From Microscale Network Topology to Macroscale Mechanics of Folded protein Hydrogels

Hydrogels are a unique species of soft matter biomaterial. Generically defined as any hydrophilic polymer network capable of absorbing large volumes of water, their composition and characteristics can be extremely varied. With such an all-encompassing definition, hydrogels represent potentially the most tuneable and adaptable scaffold for biomaterial development in current research, with a myriad of possible applications in both laboratory and clinical settings, ranging from advanced wound dressings to 3-dimensional cell culture models.
The majority of hydrogels to date have been built from non-biological polymer lattices, but over the last 15 years research has shifted towards building hydrogels out of natively folded and dynamically active proteins. Central to the rational design of these materials will be a detailed understanding of the relationship between microscale network topologies and macroscale mechanics. The aim of this thesis is to characterize the relationship between the network crosslinking density and macroscale mechanics of a hydrogel system built from immunoglobulin domain 27 pentamers.

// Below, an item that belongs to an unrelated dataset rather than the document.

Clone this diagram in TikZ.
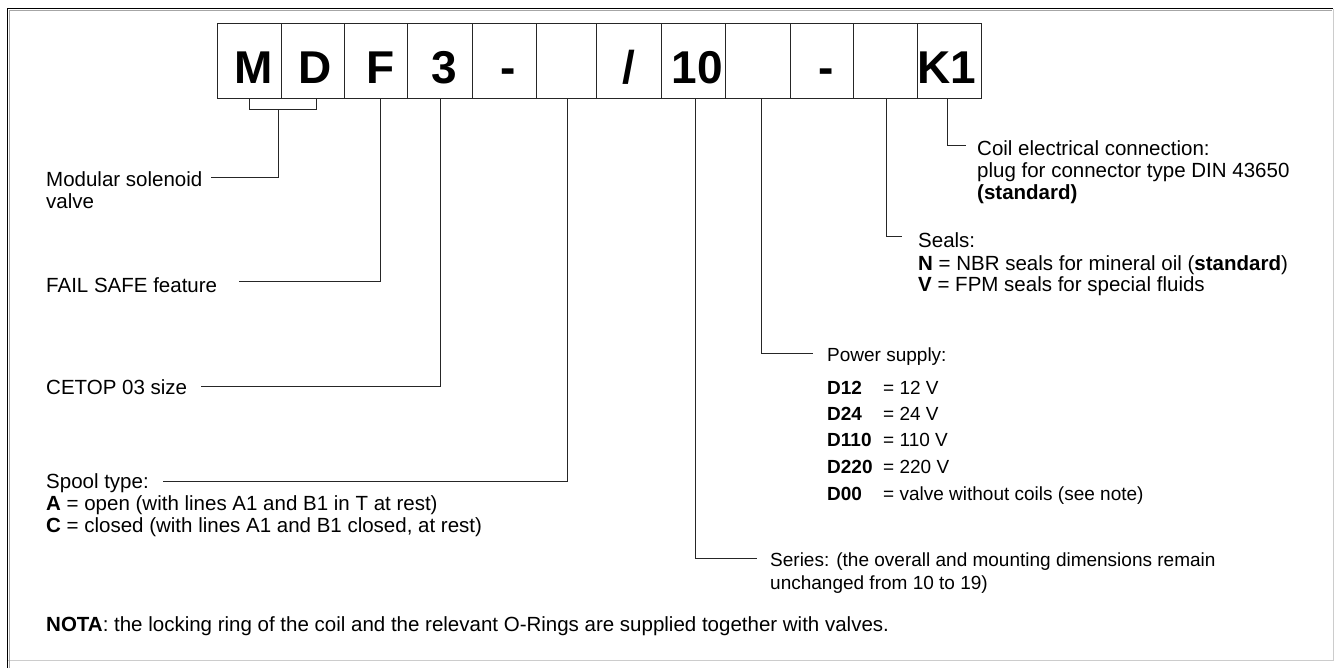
\documentclass[tikz,border=0pt]{standalone}
\usepackage{fontspec}
\setmainfont{Liberation Sans}
\usetikzlibrary{calc}
\begin{document}
\begin{tikzpicture}[x=1pt,y=-1pt,
  darkedge/.style={draw=black,line width=1.2pt},
  inneredge/.style={draw=black!35,line width=1pt},
  lightedge/.style={draw=black!20,line width=1pt},
  cell/.style={draw=black!85,line width=0.9pt,minimum height=75pt,inner sep=0pt},
  big/.style={anchor=base,inner sep=0pt,font=\fontsize{46}{46}\selectfont\bfseries},
  lead/.style={draw=black!85,line width=0.9pt},
  txt/.style={anchor=base west,inner sep=0pt,font=\fontsize{20.5}{22}\selectfont},
  ps/.style={anchor=base west,inner sep=0pt,font=\fontsize{19}{22}\selectfont}]
\useasboundingbox (0,0) rectangle (1340,668);
% frame: dark top/left edges, light bottom/right edges
\coordinate (fTL) at (7.5,8.8);
\coordinate (fBR) at (1333,660);
\path[lightedge] (fTL -| fBR) -- (fBR) -- (fBR -| fTL);
\path[inneredge] (9,668) -- (9,10.3) -- (1332,10.3);
\path[darkedge] (7.5,668) -- (fTL) -- (fTL -| fBR);
% code cells
\foreach \i/\xa/\xb in {1/217.7/281.3,2/281.3/344.3,3/344.3/407.3,4/407.3/472.3,5/472.3/536.7,6/536.7/596.7,7/596.7/661,8/661/725.3,9/725.3/790,10/790/853.3,11/853.3/917.7,12/917.7/981.7}{
  \node[cell,minimum width={(\xb-\xa)*1pt}] (b\i) at ({(\xa+\xb)/2},60.8) {};
}
\node[big] (t1) at ($(b1.south)+(4,-15)$) {M};
\node[big] (t2) at ($(b2.south)+(2,-15)$) {D};
\node[big] (t3) at ($(b3.south)+(5,-15)$) {F};
\node[big] (t4) at ($(b4.south)+(4,-15)$) {3};
\node[big] (t5) at ($(b5.south)+(4,-15)$) {-};
\node[big] (t7) at ($(b7.south)+(0,-15)$) {/};
\node[big] (t8) at ($(b8.south)+(4,-15)$) {10};
\node[big] (t10) at ($(b10.south)+(4,-15)$) {-};
\node[big] (t12) at ($(b12.south)+(-3,-15)$) {K1};
% left texts
\node[txt] (mod1) at (46,187) {Modular solenoid};
\node[txt] (mod2) at (46,209) {valve};
\node[txt] (fail) at (46,292) {FAIL SAFE feature};
\node[txt] (cetop) at (46,394.5) {CETOP 03 size};
\node[txt] (spool) at (46,488) {Spool type:};
\node[txt] (spA) at (46,510) {\textbf{A} = open (with lines A1 and B1 in T at rest)};
\node[txt] (spC) at (46,532) {\textbf{C} = closed (with lines A1 and B1 closed, at rest)};
% right texts
\node[txt] (coil1) at (977,156) {Coil electrical connection:};
\node[txt] (coil2) at (977,178) {plug for connector type DIN 43650};
\node[txt] (coil3) at (977,200) {\textbf{(standard)}};
\node[txt] (seal1) at (918,247.7) {Seals:};
\node[txt] (seal2) at (918,270) {\textbf{N} = NBR seals for mineral oil (\textbf{standard})};
\node[txt] (seal3) at (918,291) {\textbf{V} = FPM seals for special fluids};
\node[ps] (pow) at (827,361.7) {Power supply:};
\foreach \n/\code/\val/\yy in {p1/D12/12 V/394.3,p2/D24/24 V/420.3,p3/D110/110 V/446.7,p4/D220/220 V/473.3,p5/D00/valve without coils (see note)/500}{
  \node[ps] (\n c) at (827,\yy) {\textbf{\code}};
  \node[ps] (\n v) at (883,\yy) {= \val};
}
\node[ps] (ser1) at (770,566) {Series: (the overall and mounting dimensions remain};
\node[ps] (ser2) at (770,589) {unchanged from 10 to 19)};
\node[txt] (nota) at (46,631) {\textbf{NOTA}: the locking ring of the coil and the relevant O-Rings are supplied together with valves.};
% connectors
\coordinate (brL) at (249,109.3);
\coordinate (brR) at (316.3,109.3);
\coordinate (brM) at (278.3,109.3);
\draw[lead] (brL |- b1.south) -- (brL) -- (brR) -- (brR |- b2.south);
\draw[lead] (brM) |- ($(mod1.east)+(8,-2)$);
\draw[lead] (380,0 |- b3.south) |- ($(fail.east)+(22,-3)$);
\draw[lead] (440,0 |- b4.south) |- ($(cetop.east)+(14,-1)$);
\draw[lead] (567.7,0 |- b6.south) |- ($(spool.east)+(14,-1)$);
\draw[lead] (695,0 |- b8.south) |- ($(ser1.west)+(-13,-3)$);
\draw[lead] (761,0 |- b9.south) |- ($(pow.west)+(-14,-3.5)$);
\draw[lead] (886,0 |- b11.south) |- ($(seal1.west)+(-16,-3.5)$);
\draw[lead] (947.7,0 |- b12.south) |- ($(coil1.west)+(-11,-3.5)$);
\end{tikzpicture}
\end{document}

Firstly a facile method is described whereby the number of crosslink sites per monomer network building block can be precisely tuned, and proteins subsequently expressed in a high-yield manner. This was then followed by the development of two assays to measure the unfolded protein fraction post-gelation and the crosslinking efficiency of each hydrogel species. The macroscale mechanics of each hydrogel species was then characterized rheologically. By correlating these microscale measurements with the macroscale mechanics the mechanism of translation between length scales is discussed. I propose that it is possible to rationally tune the mechanics of folded protein hydrogels by the use of precisely situated crosslink sites in the monomer building block. Furthermore I hypothesise that this tuneability is a result of different crosslink geometries causing changes in the network formation regime of the hydrogel. This leads to differences in network topologies and in turn hydrogel mechanics.